## Data provided
-------------------------

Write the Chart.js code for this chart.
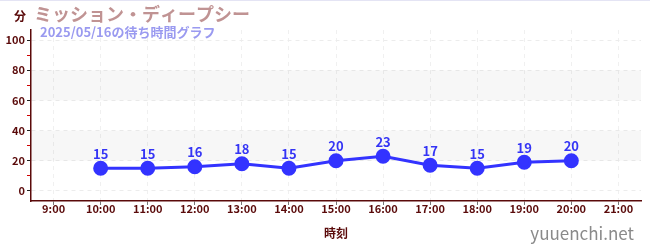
<!DOCTYPE html>
<html>
<head>
<meta charset="utf-8">
<script src="https://cdn.jsdelivr.net/npm/chart.js@4/dist/chart.umd.min.js"></script>
<style>
  html, body { margin: 0; padding: 0; background: #fff; }
  #wrap { width: 650px; height: 250px; position: relative; border-top: 1px solid #e4e4f4; box-sizing: border-box; }
</style>
</head>
<body>
<div id="wrap"><canvas id="chart" width="650" height="249"></canvas></div>
<script>
const hours = [10, 11, 12, 13, 14, 15, 16, 17, 18, 19, 20];
const waits = [15, 15, 16, 18, 15, 20, 23, 17, 15, 19, 20];
const yTicks = [0, 10, 20, 30, 40, 50, 60, 70, 80, 90, 100];
const xTicks = [9, 10, 11, 12, 13, 14, 15, 16, 17, 18, 19, 20, 21];

const FONT = '"Noto Sans CJK JP", "Noto Sans", sans-serif';
const MAROON = '#5a0a0a';

const bands = {
  id: 'bands',
  beforeDatasetsDraw(chart) {
    const { ctx, chartArea, scales } = chart;
    ctx.save();
    ctx.fillStyle = 'rgba(0,0,0,0.03)';
    [[20, 40], [60, 80]].forEach(([a, b]) => {
      const y1 = scales.y.getPixelForValue(b);
      const y2 = scales.y.getPixelForValue(a);
      ctx.fillRect(chartArea.left, y1, chartArea.right - chartArea.left, y2 - y1);
    });
    ctx.restore();
  }
};

const texts = {
  id: 'texts',
  afterDraw(chart) {
    const { ctx } = chart;
    const meta = chart.getDatasetMeta(0);
    ctx.save();
    ctx.textAlign = 'center';
    ctx.textBaseline = 'bottom';
    ctx.fillStyle = '#3535f5';
    ctx.font = 'bold 13px ' + FONT;
    meta.data.forEach((pt, i) => {
      ctx.fillText(String(waits[i]), pt.x, pt.y - 8);
    });

    ctx.textAlign = 'left';
    ctx.textBaseline = 'middle';
    ctx.fillStyle = MAROON;
    ctx.font = 'bold 12px ' + FONT;
    ctx.fillText('分', 14, 15);

    ctx.fillStyle = '#c09393';
    ctx.font = 'bold 18px ' + FONT;
    ctx.fillText('ミッション・ディープシー', 34, 13);

    ctx.fillStyle = '#9a9af0';
    ctx.font = 'bold 13px ' + FONT;
    ctx.fillText('2025/05/16の待ち時間グラフ', 40, 31);

    ctx.textAlign = 'right';
    ctx.fillStyle = '#8a8a8a';
    ctx.font = '17px ' + FONT;
    ctx.fillText('yuuenchi.net', 634, 233);
    ctx.restore();
  }
};

const isHour = (c) => c.tick && xTicks.includes(c.tick.value);

new Chart(document.getElementById('chart'), {
  type: 'line',
  data: {
    datasets: [{
      data: hours.map((h, i) => ({ x: h, y: waits[i] })),
      borderColor: '#3333ff',
      backgroundColor: '#3333ff',
      borderWidth: 3,
      pointRadius: 6,
      pointHoverRadius: 6,
      tension: 0
    }]
  },
  options: {
    responsive: false,
    animation: false,
    layout: { padding: { top: 29, right: 9, left: 0, bottom: 0 } },
    plugins: { legend: { display: false }, tooltip: { enabled: false } },
    scales: {
      x: {
        type: 'linear',
        min: 8.52,
        max: 21.48,
        afterBuildTicks: (scale) => { scale.ticks = xTicks.map(v => ({ value: v })); },
        afterFit: (scale) => { scale.height = 49; },
        ticks: {
          color: MAROON,
          font: { family: FONT, size: 11, weight: 'bold' },
          padding: -3,
          callback: (v) => v + ':00'
        },
        grid: {
          color: (c) => (isHour(c) ? '#f0f0f0' : 'rgba(0,0,0,0)'),
          tickColor: '#777',
          tickLength: 4
        },
        border: { color: MAROON, width: 1.5, dash: [4, 4] },
        title: {
          display: true,
          text: '時刻',
          color: MAROON,
          font: { family: FONT, size: 12, weight: 'bold' },
          padding: { top: 4, bottom: 9 }
        }
      },
      y: {
        min: -6.7,
        max: 106.7,
        afterBuildTicks: (scale) => { scale.ticks = yTicks.map(v => ({ value: v })); },
        afterFit: (scale) => { scale.width = 31; },
        ticks: {
          color: MAROON,
          font: { family: FONT, size: 11, weight: 'bold' },
          padding: 2,
          callback: (v) => (v % 20 === 0 ? v : '')
        },
        grid: {
          color: (c) => (c.tick && c.tick.value % 20 === 0 ? '#ececec' : 'rgba(0,0,0,0)'),
          tickColor: (c) => (c.tick && c.tick.value % 20 === 0 ? '#222' : '#d00000'),
          tickLength: 4
        },
        border: { color: MAROON, width: 1.5, dash: [4, 4] }
      }
    }
  },
  plugins: [bands, texts]
});
</script>
</body>
</html>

-------------------------

## Stated problem
Leave out the pictures and restate everything else word for word.

## Correct answer
Write the Chart.js code for this chart.
<!DOCTYPE html>
<html>
<head>
<meta charset="utf-8">
<script src="https://cdn.jsdelivr.net/npm/chart.js@4/dist/chart.umd.min.js"></script>
<style>
  html, body { margin: 0; padding: 0; background: #fff; }
  #wrap { width: 650px; height: 250px; position: relative; border-top: 1px solid #e4e4f4; box-sizing: border-box; }
</style>
</head>
<body>
<div id="wrap"><canvas id="chart" width="650" height="249"></canvas></div>
<script>
const hours = [10, 11, 12, 13, 14, 15, 16, 17, 18, 19, 20];
const waits = [15, 15, 16, 18, 15, 20, 23, 17, 15, 19, 20];
const yTicks = [0, 10, 20, 30, 40, 50, 60, 70, 80, 90, 100];
const xTicks = [9, 10, 11, 12, 13, 14, 15, 16, 17, 18, 19, 20, 21];

const FONT = '"Noto Sans CJK JP", "Noto Sans", sans-serif';
const MAROON = '#5a0a0a';

const bands = {
  id: 'bands',
  beforeDatasetsDraw(chart) {
    const { ctx, chartArea, scales } = chart;
    ctx.save();
    ctx.fillStyle = 'rgba(0,0,0,0.03)';
    [[20, 40], [60, 80]].forEach(([a, b]) => {
      const y1 = scales.y.getPixelForValue(b);
      const y2 = scales.y.getPixelForValue(a);
      ctx.fillRect(chartArea.left, y1, chartArea.right - chartArea.left, y2 - y1);
    });
    ctx.restore();
  }
};

const texts = {
  id: 'texts',
  afterDraw(chart) {
    const { ctx } = chart;
    const meta = chart.getDatasetMeta(0);
    ctx.save();
    ctx.textAlign = 'center';
    ctx.textBaseline = 'bottom';
    ctx.fillStyle = '#3535f5';
    ctx.font = 'bold 13px ' + FONT;
    meta.data.forEach((pt, i) => {
      ctx.fillText(String(waits[i]), pt.x, pt.y - 8);
    });

    ctx.textAlign = 'left';
    ctx.textBaseline = 'middle';
    ctx.fillStyle = MAROON;
    ctx.font = 'bold 12px ' + FONT;
    ctx.fillText('分', 14, 15);

    ctx.fillStyle = '#c09393';
    ctx.font = 'bold 18px ' + FONT;
    ctx.fillText('ミッション・ディープシー', 34, 13);

    ctx.fillStyle = '#9a9af0';
    ctx.font = 'bold 13px ' + FONT;
    ctx.fillText('2025/05/16の待ち時間グラフ', 40, 31);

    ctx.textAlign = 'right';
    ctx.fillStyle = '#8a8a8a';
    ctx.font = '17px ' + FONT;
    ctx.fillText('yuuenchi.net', 634, 233);
    ctx.restore();
  }
};

const isHour = (c) => c.tick && xTicks.includes(c.tick.value);

new Chart(document.getElementById('chart'), {
  type: 'line',
  data: {
    datasets: [{
      data: hours.map((h, i) => ({ x: h, y: waits[i] })),
      borderColor: '#3333ff',
      backgroundColor: '#3333ff',
      borderWidth: 3,
      pointRadius: 6,
      pointHoverRadius: 6,
      tension: 0
    }]
  },
  options: {
    responsive: false,
    animation: false,
    layout: { padding: { top: 29, right: 9, left: 0, bottom: 0 } },
    plugins: { legend: { display: false }, tooltip: { enabled: false } },
    scales: {
      x: {
        type: 'linear',
        min: 8.52,
        max: 21.48,
        afterBuildTicks: (scale) => { scale.ticks = xTicks.map(v => ({ value: v })); },
        afterFit: (scale) => { scale.height = 49; },
        ticks: {
          color: MAROON,
          font: { family: FONT, size: 11, weight: 'bold' },
          padding: -3,
          callback: (v) => v + ':00'
        },
        grid: {
          color: (c) => (isHour(c) ? '#f0f0f0' : 'rgba(0,0,0,0)'),
          tickColor: '#777',
          tickLength: 4
        },
        border: { color: MAROON, width: 1.5, dash: [4, 4] },
        title: {
          display: true,
          text: '時刻',
          color: MAROON,
          font: { family: FONT, size: 12, weight: 'bold' },
          padding: { top: 4, bottom: 9 }
        }
      },
      y: {
        min: -6.7,
        max: 106.7,
        afterBuildTicks: (scale) => { scale.ticks = yTicks.map(v => ({ value: v })); },
        afterFit: (scale) => { scale.width = 31; },
        ticks: {
          color: MAROON,
          font: { family: FONT, size: 11, weight: 'bold' },
          padding: 2,
          callback: (v) => (v % 20 === 0 ? v : '')
        },
        grid: {
          color: (c) => (c.tick && c.tick.value % 20 === 0 ? '#ececec' : 'rgba(0,0,0,0)'),
          tickColor: (c) => (c.tick && c.tick.value % 20 === 0 ? '#222' : '#d00000'),
          tickLength: 4
        },
        border: { color: MAROON, width: 1.5, dash: [4, 4] }
      }
    }
  },
  plugins: [bands, texts]
});
</script>
</body>
</html>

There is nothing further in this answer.